**What to do:**
Quote from the first line below through the line that contains "const arrowT = [780.7,831.5];", both included, and leave the pictures out.

**Information provided:**
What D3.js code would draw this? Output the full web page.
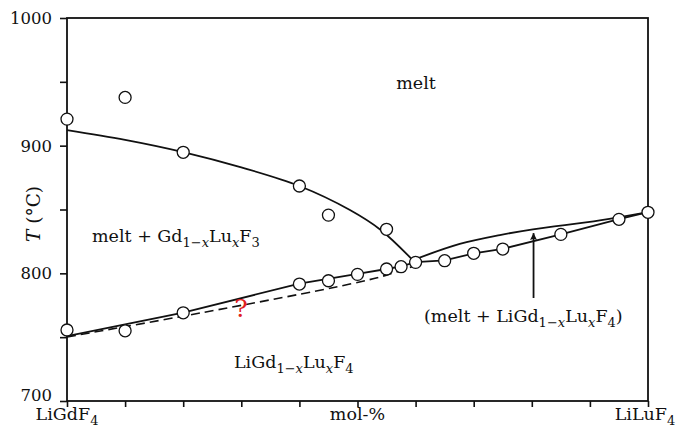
<!DOCTYPE html>
<html><head><meta charset="utf-8">
<script src="https://cdn.jsdelivr.net/npm/d3@7"></script>
<style>
html,body{margin:0;padding:0;background:#fff;}
svg{display:block;}
</style></head>
<body>
<svg id="chart" width="679" height="429"></svg>
<script>
// ---- data (x: mol-% LuF4, y: temperature in °C) ----
const xTicks = [0,10,20,30,40,50,60,70,80,90,100];
const yTicks = [700,750,800,850,900,950,1000];
const yTickLabels = {700:"700",800:"800",900:"900",1000:"1000"};
const measuredX = [0,10,20,40,45,55, 0,10,20,40,45,50,55,57.5,60,65,70,75,85,95,100];
const measuredT = [920.8,937.8,894.8,868.4,845.6,834.5, 755.6,755,769.1,791.6,794.2,799.2,803.4,805.2,808.6,809.9,815.7,819,830.5,842.3,847.8];
const liquidusGdX = [0,10,20,30,40,48.7,54,59.5];
const liquidusGdT = [912.2,904.6,895,883,868.4,849.6,834,810.4];
const liquidusLuX = [59.8,67.6,74.5,80.2,91.7,100];
const liquidusLuT = [810.8,823,830,834.5,841.5,848];
const solidusX = [0,20,40,50,55,57.5,60,65,70,75,85,95,100];
const solidusT = [750.9,769.3,791.9,799.5,803.4,805.4,808.8,810.1,815.6,819.2,830.6,842.4,848];
const dashedX = [0,22.9,48.7,55,60];
const dashedT = [750.2,768.9,791.6,798.6,806.2];
const arrowX = [80.3,80.3];
const arrowT = [780.7,831.5];

const svg=d3.select("#chart");
const x=d3.scaleLinear().domain([0,100]).range([67,648]);
const y=d3.scaleLinear().domain([700,1000]).range([401,18]);
const INK="#111";
const FF="DejaVu Serif";
const TFS=16.5, FS=17.5, SUB=13, SHIFT=4.5;

const defs=svg.append("defs");
defs.append("marker").attr("id","ah").attr("viewBox","0 0 10 10").attr("refX",10).attr("refY",5)
  .attr("markerWidth",9).attr("markerHeight",7).attr("markerUnits","userSpaceOnUse").attr("orient","auto")
  .append("path").attr("d","M0,0 L10,5 L0,10 L2,5 Z").attr("fill",INK);

// frame
svg.append("rect").attr("x",x(0)).attr("y",y(1000)).attr("width",x(100)-x(0)).attr("height",y(700)-y(1000))
  .attr("fill","none").attr("stroke",INK).attr("stroke-width",1.8);

// axes
const xAxis=d3.axisBottom(x).tickValues(xTicks).tickSize(6).tickFormat("");
const gx=svg.append("g").attr("transform",`translate(0,${y(700)})`).call(xAxis);
gx.select(".domain").remove();
gx.selectAll(".tick line").attr("stroke",INK).attr("stroke-width",1.6);
const yAxis=d3.axisLeft(y).tickValues(yTicks).tickSize(7).tickFormat("");
const gy=svg.append("g").attr("transform",`translate(${x(0)},0)`).call(yAxis);
gy.select(".domain").remove();
gy.selectAll(".tick line").attr("stroke",INK).attr("stroke-width",1.6);

function txt(px,py,anchor,size){
  return svg.append("text").attr("x",px).attr("y",py).attr("text-anchor",anchor||"start")
    .attr("font-size",size||FS).attr("font-family",FF).attr("fill",INK);
}

// y tick labels
yTicks.filter(v=>yTickLabels[v]).forEach(v=>{
  txt(52,v===700?y(v):y(v)+6,"end",TFS).text(yTickLabels[v]);
});

// rich text helper
function rich(px,py,parts,anchor,size){
  const t=txt(px,py,anchor,size);
  let shifted=0;
  parts.forEach(p=>{
    const ts=t.append("tspan").text(p.t);
    if(p.it) ts.attr("font-style","italic");
    const want=p.sub?SHIFT:0;
    if(want!==shifted){ts.attr("dy",want-shifted);shifted=want;}
    if(p.sub) ts.attr("font-size",SUB);
  });
  return t;
}

// x labels
rich(x(0),420,[{t:"LiGdF"},{t:"4",sub:1}],"middle");
txt(x(50),420,"middle",FS).text("mol-%");
rich(x(100)-3,420,[{t:"LiLuF"},{t:"4",sub:1}],"middle");

// y label
const yl=svg.append("text").attr("transform","translate(40,214) rotate(-90)").attr("text-anchor","middle")
  .attr("font-size",18.5).attr("font-family",FF).attr("fill",INK);
yl.append("tspan").attr("font-style","italic").text("T");
yl.append("tspan").text(" (°C)");

// curves
const zip=(a,b)=>a.map((v,i)=>[v,b[i]]);
const smooth=d3.line().x(d=>x(d[0])).y(d=>y(d[1])).curve(d3.curveCatmullRom);
const lin=d3.line().x(d=>x(d[0])).y(d=>y(d[1]));
svg.append("path").attr("d",smooth(zip(liquidusGdX,liquidusGdT))).attr("fill","none").attr("stroke",INK).attr("stroke-width",1.8);
svg.append("path").attr("d",smooth(zip(liquidusLuX,liquidusLuT))).attr("fill","none").attr("stroke",INK).attr("stroke-width",1.8);
svg.append("path").attr("d",lin(zip(solidusX,solidusT))).attr("fill","none").attr("stroke",INK).attr("stroke-width",1.8);
svg.append("path").attr("d",smooth(zip(dashedX,dashedT))).attr("fill","none").attr("stroke",INK).attr("stroke-width",1.6).attr("stroke-dasharray","9,5");

// arrow
svg.append("path").attr("d",lin(zip(arrowX,arrowT))).attr("stroke",INK).attr("stroke-width",1.8).attr("fill","none").attr("marker-end","url(#ah)");

// points
svg.append("g").selectAll("circle").data(zip(measuredX,measuredT)).join("circle")
  .attr("cx",d=>x(d[0])).attr("cy",d=>y(d[1])).attr("r",6)
  .attr("fill","#fff").attr("stroke",INK).attr("stroke-width",1.3);

// region labels
txt(416,89,"middle",FS).text("melt");
rich(92,242,[{t:"melt + Gd"},{t:"1−",sub:1},{t:"x",sub:1,it:1},{t:"Lu"},{t:"x",sub:1,it:1},{t:"F"},{t:"3",sub:1}],"start");
rich(234,368,[{t:"LiGd"},{t:"1−",sub:1},{t:"x",sub:1,it:1},{t:"Lu"},{t:"x",sub:1,it:1},{t:"F"},{t:"4",sub:1}],"start");
rich(424,322,[{t:"(melt + LiGd"},{t:"1−",sub:1},{t:"x",sub:1,it:1},{t:"Lu"},{t:"x",sub:1,it:1},{t:"F"},{t:"4",sub:1},{t:")"}],"start");
txt(241,317,"middle",25).attr("fill","#e0201e").text("?");
</script>
</body></html>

**Expected answer:**
What D3.js code would draw this? Output the full web page.
<!DOCTYPE html>
<html><head><meta charset="utf-8">
<script src="https://cdn.jsdelivr.net/npm/d3@7"></script>
<style>
html,body{margin:0;padding:0;background:#fff;}
svg{display:block;}
</style></head>
<body>
<svg id="chart" width="679" height="429"></svg>
<script>
// ---- data (x: mol-% LuF4, y: temperature in °C) ----
const xTicks = [0,10,20,30,40,50,60,70,80,90,100];
const yTicks = [700,750,800,850,900,950,1000];
const yTickLabels = {700:"700",800:"800",900:"900",1000:"1000"};
const measuredX = [0,10,20,40,45,55, 0,10,20,40,45,50,55,57.5,60,65,70,75,85,95,100];
const measuredT = [920.8,937.8,894.8,868.4,845.6,834.5, 755.6,755,769.1,791.6,794.2,799.2,803.4,805.2,808.6,809.9,815.7,819,830.5,842.3,847.8];
const liquidusGdX = [0,10,20,30,40,48.7,54,59.5];
const liquidusGdT = [912.2,904.6,895,883,868.4,849.6,834,810.4];
const liquidusLuX = [59.8,67.6,74.5,80.2,91.7,100];
const liquidusLuT = [810.8,823,830,834.5,841.5,848];
const solidusX = [0,20,40,50,55,57.5,60,65,70,75,85,95,100];
const solidusT = [750.9,769.3,791.9,799.5,803.4,805.4,808.8,810.1,815.6,819.2,830.6,842.4,848];
const dashedX = [0,22.9,48.7,55,60];
const dashedT = [750.2,768.9,791.6,798.6,806.2];
const arrowX = [80.3,80.3];
const arrowT = [780.7,831.5];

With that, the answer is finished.